==== Data lines

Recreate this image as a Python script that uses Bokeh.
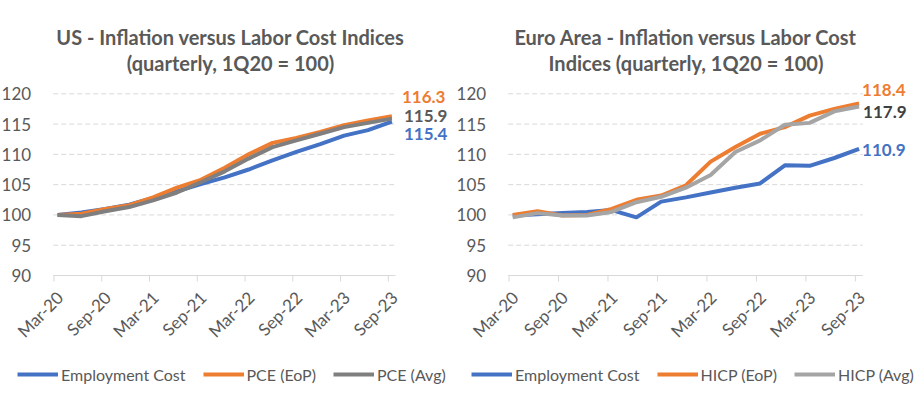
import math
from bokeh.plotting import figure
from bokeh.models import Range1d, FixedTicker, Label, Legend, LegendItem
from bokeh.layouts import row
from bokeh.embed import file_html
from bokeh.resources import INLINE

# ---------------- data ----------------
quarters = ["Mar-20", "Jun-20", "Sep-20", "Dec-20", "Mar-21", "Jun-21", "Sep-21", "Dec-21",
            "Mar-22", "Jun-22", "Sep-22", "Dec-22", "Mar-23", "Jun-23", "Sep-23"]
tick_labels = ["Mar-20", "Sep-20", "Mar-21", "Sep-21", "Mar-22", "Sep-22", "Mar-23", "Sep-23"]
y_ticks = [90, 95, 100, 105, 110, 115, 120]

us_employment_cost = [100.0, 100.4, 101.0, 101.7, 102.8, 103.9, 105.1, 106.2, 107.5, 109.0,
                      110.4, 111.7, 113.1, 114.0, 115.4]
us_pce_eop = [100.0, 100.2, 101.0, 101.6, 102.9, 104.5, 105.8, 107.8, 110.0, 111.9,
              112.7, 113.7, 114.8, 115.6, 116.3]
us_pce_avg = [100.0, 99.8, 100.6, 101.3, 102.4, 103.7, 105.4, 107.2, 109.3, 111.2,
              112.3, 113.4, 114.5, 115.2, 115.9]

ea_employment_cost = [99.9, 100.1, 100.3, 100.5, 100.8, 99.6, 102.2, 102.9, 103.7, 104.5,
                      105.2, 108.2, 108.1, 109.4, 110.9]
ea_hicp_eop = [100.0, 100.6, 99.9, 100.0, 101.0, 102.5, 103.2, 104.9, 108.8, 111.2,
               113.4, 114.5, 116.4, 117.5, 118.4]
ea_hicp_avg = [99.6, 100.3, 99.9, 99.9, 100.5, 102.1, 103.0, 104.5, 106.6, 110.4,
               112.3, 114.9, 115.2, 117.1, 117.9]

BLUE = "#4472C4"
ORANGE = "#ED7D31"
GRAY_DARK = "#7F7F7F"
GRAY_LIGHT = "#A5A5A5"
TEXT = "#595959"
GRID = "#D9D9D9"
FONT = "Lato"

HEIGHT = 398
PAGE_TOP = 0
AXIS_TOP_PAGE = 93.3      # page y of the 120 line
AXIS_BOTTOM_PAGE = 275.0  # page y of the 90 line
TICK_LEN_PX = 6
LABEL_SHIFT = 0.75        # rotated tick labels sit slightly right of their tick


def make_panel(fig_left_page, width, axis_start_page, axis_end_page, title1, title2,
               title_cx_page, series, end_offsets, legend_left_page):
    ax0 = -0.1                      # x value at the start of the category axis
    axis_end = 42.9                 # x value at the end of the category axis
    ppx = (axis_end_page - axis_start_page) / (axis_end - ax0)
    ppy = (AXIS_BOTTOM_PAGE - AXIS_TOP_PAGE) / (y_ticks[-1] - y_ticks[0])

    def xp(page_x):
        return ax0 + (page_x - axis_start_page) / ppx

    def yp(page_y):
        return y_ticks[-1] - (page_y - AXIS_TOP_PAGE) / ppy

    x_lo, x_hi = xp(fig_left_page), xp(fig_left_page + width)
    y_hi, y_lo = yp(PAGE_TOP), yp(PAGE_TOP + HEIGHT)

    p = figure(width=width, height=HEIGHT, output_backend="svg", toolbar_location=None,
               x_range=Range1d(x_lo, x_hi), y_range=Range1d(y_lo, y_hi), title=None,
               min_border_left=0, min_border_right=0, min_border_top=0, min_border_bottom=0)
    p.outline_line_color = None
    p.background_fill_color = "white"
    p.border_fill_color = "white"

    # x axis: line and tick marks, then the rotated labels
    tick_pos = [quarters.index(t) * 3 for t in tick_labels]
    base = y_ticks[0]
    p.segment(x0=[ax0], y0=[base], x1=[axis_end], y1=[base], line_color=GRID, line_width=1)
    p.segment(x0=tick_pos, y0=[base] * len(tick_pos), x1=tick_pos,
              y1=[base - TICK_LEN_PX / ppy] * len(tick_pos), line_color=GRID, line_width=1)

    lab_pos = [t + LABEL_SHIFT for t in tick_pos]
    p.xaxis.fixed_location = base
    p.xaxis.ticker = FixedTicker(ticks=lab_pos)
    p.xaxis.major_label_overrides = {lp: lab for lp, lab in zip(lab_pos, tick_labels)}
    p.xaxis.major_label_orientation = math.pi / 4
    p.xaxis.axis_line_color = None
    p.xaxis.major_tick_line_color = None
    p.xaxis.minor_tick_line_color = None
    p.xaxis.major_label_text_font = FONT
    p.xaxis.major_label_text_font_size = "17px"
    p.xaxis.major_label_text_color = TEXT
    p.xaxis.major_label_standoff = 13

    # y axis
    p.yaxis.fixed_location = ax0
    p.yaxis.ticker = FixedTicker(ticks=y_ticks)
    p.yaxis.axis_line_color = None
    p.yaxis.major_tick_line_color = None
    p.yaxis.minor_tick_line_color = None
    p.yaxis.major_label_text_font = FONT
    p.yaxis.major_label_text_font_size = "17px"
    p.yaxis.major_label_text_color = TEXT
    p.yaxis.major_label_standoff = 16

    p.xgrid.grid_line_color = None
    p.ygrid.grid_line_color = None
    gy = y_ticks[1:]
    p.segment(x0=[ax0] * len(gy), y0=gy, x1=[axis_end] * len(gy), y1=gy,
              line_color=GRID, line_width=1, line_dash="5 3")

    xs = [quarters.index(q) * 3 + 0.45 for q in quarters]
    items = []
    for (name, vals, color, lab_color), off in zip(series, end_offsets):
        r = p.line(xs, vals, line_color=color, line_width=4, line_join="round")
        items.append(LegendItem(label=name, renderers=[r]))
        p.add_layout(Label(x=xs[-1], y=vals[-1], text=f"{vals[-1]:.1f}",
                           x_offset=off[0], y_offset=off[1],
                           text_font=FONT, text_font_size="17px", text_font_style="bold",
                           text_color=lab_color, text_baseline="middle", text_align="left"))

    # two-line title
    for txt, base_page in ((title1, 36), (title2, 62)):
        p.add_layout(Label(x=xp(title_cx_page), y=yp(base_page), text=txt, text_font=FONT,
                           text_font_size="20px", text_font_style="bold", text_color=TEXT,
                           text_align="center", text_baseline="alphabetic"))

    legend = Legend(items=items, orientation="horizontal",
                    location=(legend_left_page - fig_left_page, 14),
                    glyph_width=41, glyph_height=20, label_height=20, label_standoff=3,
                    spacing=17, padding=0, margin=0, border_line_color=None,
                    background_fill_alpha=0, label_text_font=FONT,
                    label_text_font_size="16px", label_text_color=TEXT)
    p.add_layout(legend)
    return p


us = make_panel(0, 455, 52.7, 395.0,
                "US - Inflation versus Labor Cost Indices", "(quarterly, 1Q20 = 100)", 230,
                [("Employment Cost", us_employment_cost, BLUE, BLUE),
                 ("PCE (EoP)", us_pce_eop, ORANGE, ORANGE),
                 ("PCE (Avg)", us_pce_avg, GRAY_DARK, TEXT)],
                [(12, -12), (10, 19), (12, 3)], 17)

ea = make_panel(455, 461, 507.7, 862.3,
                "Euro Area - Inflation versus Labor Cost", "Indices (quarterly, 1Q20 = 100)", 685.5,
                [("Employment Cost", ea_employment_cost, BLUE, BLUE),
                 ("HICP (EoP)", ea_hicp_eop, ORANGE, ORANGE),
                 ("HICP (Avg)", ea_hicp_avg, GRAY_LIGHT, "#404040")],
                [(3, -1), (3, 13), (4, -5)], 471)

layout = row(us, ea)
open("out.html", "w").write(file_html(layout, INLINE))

========

◆ What you should do:
Repeat the listing above exactly, with no pictures.

◆ Answer to the exercise:
Recreate this image as a Python script that uses Bokeh.
import math
from bokeh.plotting import figure
from bokeh.models import Range1d, FixedTicker, Label, Legend, LegendItem
from bokeh.layouts import row
from bokeh.embed import file_html
from bokeh.resources import INLINE

# ---------------- data ----------------
quarters = ["Mar-20", "Jun-20", "Sep-20", "Dec-20", "Mar-21", "Jun-21", "Sep-21", "Dec-21",
            "Mar-22", "Jun-22", "Sep-22", "Dec-22", "Mar-23", "Jun-23", "Sep-23"]
tick_labels = ["Mar-20", "Sep-20", "Mar-21", "Sep-21", "Mar-22", "Sep-22", "Mar-23", "Sep-23"]
y_ticks = [90, 95, 100, 105, 110, 115, 120]

us_employment_cost = [100.0, 100.4, 101.0, 101.7, 102.8, 103.9, 105.1, 106.2, 107.5, 109.0,
                      110.4, 111.7, 113.1, 114.0, 115.4]
us_pce_eop = [100.0, 100.2, 101.0, 101.6, 102.9, 104.5, 105.8, 107.8, 110.0, 111.9,
              112.7, 113.7, 114.8, 115.6, 116.3]
us_pce_avg = [100.0, 99.8, 100.6, 101.3, 102.4, 103.7, 105.4, 107.2, 109.3, 111.2,
              112.3, 113.4, 114.5, 115.2, 115.9]

ea_employment_cost = [99.9, 100.1, 100.3, 100.5, 100.8, 99.6, 102.2, 102.9, 103.7, 104.5,
                      105.2, 108.2, 108.1, 109.4, 110.9]
ea_hicp_eop = [100.0, 100.6, 99.9, 100.0, 101.0, 102.5, 103.2, 104.9, 108.8, 111.2,
               113.4, 114.5, 116.4, 117.5, 118.4]
ea_hicp_avg = [99.6, 100.3, 99.9, 99.9, 100.5, 102.1, 103.0, 104.5, 106.6, 110.4,
               112.3, 114.9, 115.2, 117.1, 117.9]

BLUE = "#4472C4"
ORANGE = "#ED7D31"
GRAY_DARK = "#7F7F7F"
GRAY_LIGHT = "#A5A5A5"
TEXT = "#595959"
GRID = "#D9D9D9"
FONT = "Lato"

HEIGHT = 398
PAGE_TOP = 0
AXIS_TOP_PAGE = 93.3      # page y of the 120 line
AXIS_BOTTOM_PAGE = 275.0  # page y of the 90 line
TICK_LEN_PX = 6
LABEL_SHIFT = 0.75        # rotated tick labels sit slightly right of their tick


def make_panel(fig_left_page, width, axis_start_page, axis_end_page, title1, title2,
               title_cx_page, series, end_offsets, legend_left_page):
    ax0 = -0.1                      # x value at the start of the category axis
    axis_end = 42.9                 # x value at the end of the category axis
    ppx = (axis_end_page - axis_start_page) / (axis_end - ax0)
    ppy = (AXIS_BOTTOM_PAGE - AXIS_TOP_PAGE) / (y_ticks[-1] - y_ticks[0])

    def xp(page_x):
        return ax0 + (page_x - axis_start_page) / ppx

    def yp(page_y):
        return y_ticks[-1] - (page_y - AXIS_TOP_PAGE) / ppy

    x_lo, x_hi = xp(fig_left_page), xp(fig_left_page + width)
    y_hi, y_lo = yp(PAGE_TOP), yp(PAGE_TOP + HEIGHT)

    p = figure(width=width, height=HEIGHT, output_backend="svg", toolbar_location=None,
               x_range=Range1d(x_lo, x_hi), y_range=Range1d(y_lo, y_hi), title=None,
               min_border_left=0, min_border_right=0, min_border_top=0, min_border_bottom=0)
    p.outline_line_color = None
    p.background_fill_color = "white"
    p.border_fill_color = "white"

    # x axis: line and tick marks, then the rotated labels
    tick_pos = [quarters.index(t) * 3 for t in tick_labels]
    base = y_ticks[0]
    p.segment(x0=[ax0], y0=[base], x1=[axis_end], y1=[base], line_color=GRID, line_width=1)
    p.segment(x0=tick_pos, y0=[base] * len(tick_pos), x1=tick_pos,
              y1=[base - TICK_LEN_PX / ppy] * len(tick_pos), line_color=GRID, line_width=1)

    lab_pos = [t + LABEL_SHIFT for t in tick_pos]
    p.xaxis.fixed_location = base
    p.xaxis.ticker = FixedTicker(ticks=lab_pos)
    p.xaxis.major_label_overrides = {lp: lab for lp, lab in zip(lab_pos, tick_labels)}
    p.xaxis.major_label_orientation = math.pi / 4
    p.xaxis.axis_line_color = None
    p.xaxis.major_tick_line_color = None
    p.xaxis.minor_tick_line_color = None
    p.xaxis.major_label_text_font = FONT
    p.xaxis.major_label_text_font_size = "17px"
    p.xaxis.major_label_text_color = TEXT
    p.xaxis.major_label_standoff = 13

    # y axis
    p.yaxis.fixed_location = ax0
    p.yaxis.ticker = FixedTicker(ticks=y_ticks)
    p.yaxis.axis_line_color = None
    p.yaxis.major_tick_line_color = None
    p.yaxis.minor_tick_line_color = None
    p.yaxis.major_label_text_font = FONT
    p.yaxis.major_label_text_font_size = "17px"
    p.yaxis.major_label_text_color = TEXT
    p.yaxis.major_label_standoff = 16

    p.xgrid.grid_line_color = None
    p.ygrid.grid_line_color = None
    gy = y_ticks[1:]
    p.segment(x0=[ax0] * len(gy), y0=gy, x1=[axis_end] * len(gy), y1=gy,
              line_color=GRID, line_width=1, line_dash="5 3")

    xs = [quarters.index(q) * 3 + 0.45 for q in quarters]
    items = []
    for (name, vals, color, lab_color), off in zip(series, end_offsets):
        r = p.line(xs, vals, line_color=color, line_width=4, line_join="round")
        items.append(LegendItem(label=name, renderers=[r]))
        p.add_layout(Label(x=xs[-1], y=vals[-1], text=f"{vals[-1]:.1f}",
                           x_offset=off[0], y_offset=off[1],
                           text_font=FONT, text_font_size="17px", text_font_style="bold",
                           text_color=lab_color, text_baseline="middle", text_align="left"))

    # two-line title
    for txt, base_page in ((title1, 36), (title2, 62)):
        p.add_layout(Label(x=xp(title_cx_page), y=yp(base_page), text=txt, text_font=FONT,
                           text_font_size="20px", text_font_style="bold", text_color=TEXT,
                           text_align="center", text_baseline="alphabetic"))

    legend = Legend(items=items, orientation="horizontal",
                    location=(legend_left_page - fig_left_page, 14),
                    glyph_width=41, glyph_height=20, label_height=20, label_standoff=3,
                    spacing=17, padding=0, margin=0, border_line_color=None,
                    background_fill_alpha=0, label_text_font=FONT,
                    label_text_font_size="16px", label_text_color=TEXT)
    p.add_layout(legend)
    return p


us = make_panel(0, 455, 52.7, 395.0,
                "US - Inflation versus Labor Cost Indices", "(quarterly, 1Q20 = 100)", 230,
                [("Employment Cost", us_employment_cost, BLUE, BLUE),
                 ("PCE (EoP)", us_pce_eop, ORANGE, ORANGE),
                 ("PCE (Avg)", us_pce_avg, GRAY_DARK, TEXT)],
                [(12, -12), (10, 19), (12, 3)], 17)

ea = make_panel(455, 461, 507.7, 862.3,
                "Euro Area - Inflation versus Labor Cost", "Indices (quarterly, 1Q20 = 100)", 685.5,
                [("Employment Cost", ea_employment_cost, BLUE, BLUE),
                 ("HICP (EoP)", ea_hicp_eop, ORANGE, ORANGE),
                 ("HICP (Avg)", ea_hicp_avg, GRAY_LIGHT, "#404040")],
                [(3, -1), (3, 13), (4, -5)], 471)

layout = row(us, ea)
open("out.html", "w").write(file_html(layout, INLINE))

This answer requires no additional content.